L’absence de neutralisation des auteurs de graves fautes professionnelles par la direction de l’administration pénitentiaire
Parmi les treize agents mis en cause par l’ISP, huit ont reçu pour toute sanction disciplinaire une simple lettre d’observation du Directeur de l’administration pénitentiaire, dont un des directeurs à l’encontre duquel l’ISP avait préconisé une comparution devant le Conseil national de discipline. Le chef de détention, responsable des fautes les plus lourdes, a quant à lui été sanctionné d’un blâme lors de son passage en Conseil de discipline le 15 novembre 2012. Il a ensuite été réintégré comme chef de détention au CP de St-Quentin, en dépit des recommandations de l’ISP. Il est suspendu, tout comme d’autres agents, depuis le 2 avril 2013, pour une nouvelle affaire d’allégations de violences physiques contre un détenu portée à la connaissance du Parquet. En outre, il aura fallu attendre septembre 2011 pour que l’équipe de direction soit remplacée, certains de ses membres retrouvant des fonctions de direction dans d’autres établissements pénitentiaires. Au point de s’interroger sur l’importance accordée par la DAP au respect de la loi et de la déontologie professionnelle.

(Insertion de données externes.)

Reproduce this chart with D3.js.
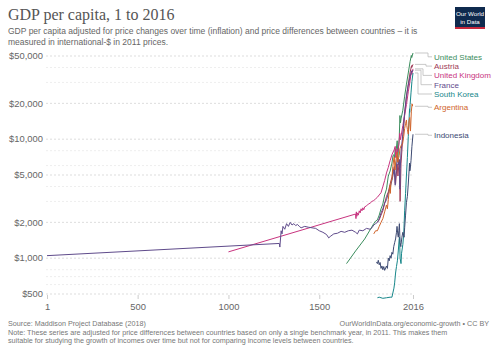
<!DOCTYPE html>
<html>
<head>
<meta charset="utf-8">
<script src="https://cdn.jsdelivr.net/npm/d3@7"></script>
<style>
  body { margin: 0; background: #fff; }
  svg { display: block; font-family: "Liberation Sans", Arial, sans-serif; }
</style>
</head>
<body>
<div id="wrapper"></div>
<script>
// series: [year, GDP per capita in 2011 int-$]
const unitedStates = [[1650, 900], [1700, 1150], [1750, 1450], [1800, 1950], [1810, 2050], [1820, 2100], [1830, 2300], [1840, 2600], [1850, 2850], [1860, 3400], [1870, 3800], [1880, 4900], [1890, 5400], [1900, 6300], [1906, 7300], [1910, 7400], [1914, 7000], [1918, 8300], [1921, 7500], [1929, 9700], [1933, 7000], [1937, 8900], [1940, 9900], [1944, 15800], [1947, 13700], [1950, 14800], [1960, 17500], [1970, 23000], [1980, 29000], [1990, 36000], [2000, 45000], [2007, 50500], [2009, 48500], [2016, 53000]];
const austria = [[1820, 2000], [1830, 2100], [1840, 2300], [1850, 2500], [1860, 2900], [1870, 3300], [1880, 3600], [1890, 4200], [1900, 4800], [1913, 5900], [1918, 4300], [1920, 4200], [1929, 6200], [1933, 4900], [1938, 6100], [1941, 6700], [1945, 3000], [1947, 3900], [1950, 6200], [1960, 10500], [1970, 16000], [1980, 23000], [1990, 29000], [2000, 36500], [2008, 41500], [2009, 40000], [2016, 42500]];
const unitedKingdom = [[1000, 1130], [1700, 2350], [1702, 2150], [1704, 2450], [1707, 2250], [1710, 2400], [1715, 2300], [1720, 2500], [1725, 2400], [1730, 2600], [1735, 2500], [1740, 2650], [1745, 2550], [1750, 2700], [1760, 2750], [1770, 2850], [1780, 2900], [1790, 3000], [1800, 3050], [1810, 3150], [1820, 3250], [1830, 3400], [1840, 3550], [1850, 4000], [1860, 4500], [1870, 5200], [1880, 5800], [1890, 6600], [1900, 7400], [1913, 8200], [1918, 8700], [1921, 7000], [1929, 8300], [1931, 7700], [1938, 9000], [1943, 11200], [1947, 9900], [1950, 10500], [1960, 13000], [1970, 16000], [1980, 19500], [1990, 25000], [2000, 31000], [2007, 37500], [2009, 35000], [2016, 39000]];
const france = [[1, 1050], [1280, 1330], [1283, 1240], [1290, 1700], [1295, 1600], [1300, 1850], [1310, 1750], [1320, 1950], [1330, 1850], [1340, 2000], [1350, 1900], [1360, 1950], [1370, 1880], [1380, 1920], [1390, 1850], [1400, 1800], [1420, 1850], [1440, 1820], [1460, 1800], [1480, 1780], [1500, 1700], [1520, 1650], [1540, 1580], [1552, 1480], [1560, 1520], [1580, 1600], [1600, 1620], [1620, 1680], [1640, 1650], [1660, 1700], [1680, 1720], [1700, 1650], [1710, 1600], [1720, 1720], [1740, 1700], [1760, 1780], [1780, 1750], [1790, 1800], [1800, 1900], [1810, 1950], [1820, 2000], [1830, 2150], [1840, 2400], [1850, 2600], [1860, 2900], [1870, 3100], [1880, 3500], [1890, 3900], [1900, 4500], [1913, 5600], [1918, 4100], [1920, 4800], [1929, 7000], [1936, 6100], [1939, 6800], [1944, 3800], [1946, 5700], [1950, 7800], [1960, 11000], [1970, 17000], [1980, 23000], [1990, 28500], [2000, 33500], [2008, 37500], [2009, 36500], [2016, 38000]];
const southKorea = [[1820, 465], [1830, 470], [1850, 460], [1870, 465], [1890, 470], [1900, 470], [1911, 560], [1915, 620], [1920, 750], [1925, 850], [1930, 950], [1935, 1150], [1940, 1450], [1942, 1500], [1945, 1000], [1950, 900], [1953, 1100], [1960, 1300], [1965, 1600], [1970, 2500], [1975, 3500], [1980, 5000], [1985, 7000], [1990, 10500], [1997, 18000], [1998, 16800], [2000, 19500], [2005, 24500], [2010, 30500], [2016, 36000]];
const argentina = [[1800, 1600], [1810, 1700], [1820, 1700], [1830, 1850], [1840, 2000], [1850, 2150], [1860, 2450], [1870, 2800], [1875, 2600], [1880, 3100], [1885, 3700], [1890, 4100], [1891, 3500], [1895, 4400], [1900, 4600], [1905, 5900], [1910, 6800], [1913, 7100], [1917, 5500], [1920, 6300], [1929, 7800], [1932, 6400], [1940, 7300], [1944, 8300], [1950, 8800], [1959, 9200], [1965, 10600], [1970, 12300], [1975, 13500], [1980, 14500], [1982, 13000], [1985, 12100], [1990, 11000], [1994, 14300], [1998, 15200], [2002, 11700], [2007, 17200], [2011, 19800], [2014, 19000], [2016, 18900]];
const indonesia = [[1815, 930], [1820, 900], [1825, 960], [1830, 880], [1835, 920], [1840, 820], [1845, 860], [1850, 800], [1855, 850], [1860, 790], [1870, 860], [1875, 820], [1880, 1000], [1885, 950], [1890, 1050], [1895, 1000], [1900, 1120], [1905, 1080], [1910, 1250], [1915, 1350], [1920, 1450], [1925, 1650], [1928, 1850], [1932, 1600], [1935, 1500], [1938, 1700], [1941, 1950], [1945, 1350], [1949, 1250], [1950, 1300], [1955, 1500], [1960, 1650], [1965, 1550], [1967, 1500], [1970, 1800], [1975, 2300], [1980, 2950], [1985, 3300], [1990, 4200], [1997, 6300], [1998, 5400], [2000, 5500], [2005, 6600], [2010, 8700], [2016, 11000]];

const countryNames = ["United States", "Austria", "United Kingdom", "France", "South Korea", "Argentina", "Indonesia"];
const countryData = [unitedStates, austria, unitedKingdom, france, southKorea, argentina, indonesia];
const countryColors = ["#3b8d5d", "#a03b57", "#c8347f", "#5f4b8b", "#17878a", "#d0642b", "#3d4a72"];

const yTicks = [500, 1000, 2000, 5000, 10000, 20000, 50000];
const yMinorTicks = [600, 700, 800, 3000, 4000, 6000, 8000, 30000, 40000];
const xTicks = [1, 500, 1000, 1500, 2016];

function buildChart() {
    const dimension = {
        width: 500,
        height: 353,
        margin: { top: 56, left: 47, bottom: 59, right: 87 }
    };
    dimension.boundedWidth = dimension.width - dimension.margin.left - dimension.margin.right;
    dimension.boundedHeight = dimension.height - dimension.margin.top - dimension.margin.bottom;

    const svg = d3.select("#wrapper").append("svg")
        .attr("width", dimension.width)
        .attr("height", dimension.height);

    svg.append("rect").attr("width", dimension.width).attr("height", dimension.height).attr("fill", "#fff");

    const xScaler = d3.scaleLinear()
        .domain([1, 2016])
        .range([dimension.margin.left, dimension.margin.left + dimension.boundedWidth]);

    const yScaler = d3.scaleLog()
        .domain([500, 50000])
        .range([dimension.margin.top + dimension.boundedHeight, dimension.margin.top]);

    //header
    svg.append("text")
        .attr("x", 8).attr("y", 20)
        .style("font-family", "'Liberation Serif', 'DejaVu Serif', serif")
        .style("font-size", "16px")
        .attr("fill", "#555")
        .text("GDP per capita, 1 to 2016");

    const sub = svg.append("text")
        .attr("x", 8).attr("y", 33.5)
        .style("font-size", "8.5px")
        .attr("fill", "#666");
    sub.append("tspan").attr("x", 8).text("GDP per capita adjusted for price changes over time (inflation) and price differences between countries \u2013 it is");
    sub.append("tspan").attr("x", 8).attr("dy", 11).text("measured in international-$ in 2011 prices.");

    //logo
    const logo = svg.append("g").attr("transform", "translate(455,7)");
    logo.append("rect").attr("width", 30).attr("height", 22).attr("fill", "#0f2a4e");
    logo.append("rect").attr("y", 20).attr("width", 30).attr("height", 2).attr("fill", "#c8283c");
    logo.append("text").attr("x", 15).attr("y", 9).attr("text-anchor", "middle")
        .style("font-size", "6.2px").attr("fill", "#fff").text("Our World");
    logo.append("text").attr("x", 15).attr("y", 16.5).attr("text-anchor", "middle")
        .style("font-size", "6.2px").attr("fill", "#fff").text("in Data");

    //grid
    const x0 = xScaler.range()[0] - 1;
    const x1 = xScaler.range()[1];
    svg.append("g").selectAll("line")
        .data(yMinorTicks)
        .enter().append("line")
        .attr("x1", x0).attr("x2", x1)
        .attr("y1", d => yScaler(d)).attr("y2", d => yScaler(d))
        .attr("stroke", "#eee")
        .attr("stroke-dasharray", "2,2");

    svg.append("g").selectAll("line")
        .data(yTicks)
        .enter().append("line")
        .attr("x1", x0).attr("x2", x1)
        .attr("y1", d => yScaler(d)).attr("y2", d => yScaler(d))
        .attr("stroke", "#ddd")
        .attr("stroke-dasharray", "2,2");

    svg.append("g").selectAll("text")
        .data(yTicks)
        .enter().append("text")
        .attr("x", 43)
        .attr("y", d => yScaler(d))
        .attr("dy", "0.35em")
        .attr("text-anchor", "end")
        .style("font-size", "9.4px")
        .attr("fill", "#666")
        .text(d => "$" + d3.format(",")(d));

    //x axis
    const xAxis = svg.append("g")
        .attr("transform", `translate(0,${yScaler(500) + 1})`)
        .call(d3.axisBottom(xScaler).tickValues(xTicks).tickFormat(d3.format("d")).tickSize(4).tickPadding(4));
    xAxis.select(".domain").remove();
    xAxis.selectAll("line").attr("stroke", "#ccc");
    xAxis.selectAll("text").style("font-size", "9.4px").attr("fill", "#666").style("font-family", "'Liberation Sans', Arial, sans-serif");

    //lines
    const line = d3.line()
        .x(d => xScaler(d[0]))
        .y(d => yScaler(d[1]));

    svg.append("g").selectAll("path")
        .data(countryData)
        .enter().append("path")
        .attr("d", line)
        .attr("fill", "none")
        .attr("stroke", (d, i) => countryColors[i])
        .attr("stroke-width", 1)
        .attr("stroke-linejoin", "round");

    //labels with connectors
    let prev = 47.5;
    const labelX = 434;
    const elbows = [428, 426, 423, 421, 418, 428, 428];
    countryData.forEach((series, i) => {
        const last = series[series.length - 1];
        const endY = yScaler(last[1]);
        const labelY = Math.max(endY + 1, prev + 9.3);
        prev = labelY;
        svg.append("path")
            .attr("d", `M${xScaler(last[0]) + 2},${endY}H${elbows[i]}V${labelY}H${labelX - 2}`)
            .attr("fill", "none")
            .attr("stroke", "#bbb")
            .attr("stroke-width", 0.8);
        svg.append("text")
            .attr("x", labelX)
            .attr("y", labelY)
            .attr("dy", "0.35em")
            .style("font-size", "8px")
            .attr("fill", countryColors[i])
            .text(countryNames[i]);
    });

    //footer
    svg.append("text")
        .attr("x", 8).attr("y", 325.5)
        .style("font-size", "7.2px").attr("fill", "#777")
        .text("Source: Maddison Project Database (2018)");
    svg.append("text")
        .attr("x", 489).attr("y", 325.5)
        .attr("text-anchor", "end")
        .style("font-size", "7.2px").attr("fill", "#777")
        .text("OurWorldInData.org/economic-growth \u2022 CC BY");
    const note = svg.append("text")
        .attr("x", 8).attr("y", 335)
        .style("font-size", "7.2px").attr("fill", "#777");
    note.append("tspan").attr("x", 8).text("Note: These series are adjusted for price differences between countries based on only a single benchmark year, in 2011. This makes them");
    note.append("tspan").attr("x", 8).attr("dy", 8.3).text("suitable for studying the growth of incomes over time but not for comparing income levels between countries.");
}

buildChart()
</script>
</body>
</html>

La défaillance des autorités judiciaires
Le rapport de l’ISP relève que la direction du CP a intentionnellement omis d’informer le Parquet d’incidents graves, ou lui a transmis des rapports erronés. Mais au moins sept situations parmi celles examinées par l’ISP ont été portées à la connaissance du parquet du TGI de Vienne entre avril 2009 et juin 2010, soit par des plaintes directes de personnes détenues, soit par des courriers de l’OIP. D’après les informations recueillies par l’OIP, un seul dossier sur sept a abouti à l’ouverture d’une information judiciaire et à la condamnation d’un surveillant à une peine d’emprisonnement de trois mois avec sursis pour « violence par une personne chargée de mission de service public suivie d’incapacité d’excédant pas huit jours » (tribunal correctionnel de Vienne, jugement du 13 mars 2012). Il est à noter que cet agent ne faisait pas partie des personnels fréquemment mis en cause par l’ISP. Aucune autre affaire signalée au parquet ne semble avoir donné lieu à des investigations aussi poussées que celles ultérieurement menées par l’ISP. L’Inspection a par exemple établi que l’intervention d’agents le 2 décembre 2009 contre Rachid F. « a donné lieu à des violences excédant celles qui étaient strictement nécessaires pour maîtriser le détenu », s’appuyant notamment sur l’avis du médecin ayant alerté la direction « de la gravité de la blessure ». Pourtant, le Parquet a classé cette affaire sans suite en juin 2010, sur la base d’une enquête de gendarmerie au cours de laquelle le médecin n’a pas été entendu, l’origine de la blessure du détenu n’a pas été recherchée et les versions contradictoires des agents n’ont pas été éclaircies. La répétition et la gravité des faits dénoncés, mettant en cause les mêmes personnels de l’établissement, imposaient que le parquet diligente des enquêtes approfondies.
Des autorités administratives de contrôle n’utilisant pas leurs prérogatives
Saisie par l’OIP via le sénateur Louis Mermaz dès le 11 juin 2010, la CNDS (puis le Défenseur des droits, DDD) s’est contentée de demander au ministère de la Justice d’engager une mission de l’Inspection des services pénitentiaires. Un choix contestable au vu des larges prérogatives d’investigations dont dispose cette autorité de contrôle, permettant une réaction immédiate aux faits dont elle est saisie en effectuant des « vérifications sur place », en auditionnant « toute personne susceptible de fournir des informations », etc. En outre, le DDD n’engagera aucune investigation supplémentaire entre 2010 et 2013, ce qu’il attribue, dans sa décision de mars 2013, à la communication tardive des rapports de l’ISP. Dans cette décision, il se contente de reprendre à son compte les rapports de l’inspection, se privant ainsi de la possibilité d’émettre d’autres observations que celles de l’ISP. Le Contrôleur général des lieux de privation de liberté, auquel il appartient de veiller à ce que les personnes privées de liberté soient traitées avec humanité et de prévenir toute violation de leurs droits fondamentaux, n’est pas non plus intervenu de manière directe pour faire cesser les abus à l’œuvre au sein de l’établissement. Saisi en août 2010 par l’OIP, et avant cela par des courriers de personnes détenues, il attendra l’été 2012 pour effectuer une visite de l’établissement dont les conclusions ne sont pas encore rendues publiques.
Ajoutées les unes aux autres, les défaillances des autorités pénitentiaires, judiciaires et de contrôle n’ont pas permis que les détenus de St-Quentin-Fallavier victimes d’atteintes graves bénéficient de recours propres à assurer une protection effective de leurs droits et de leur dignité.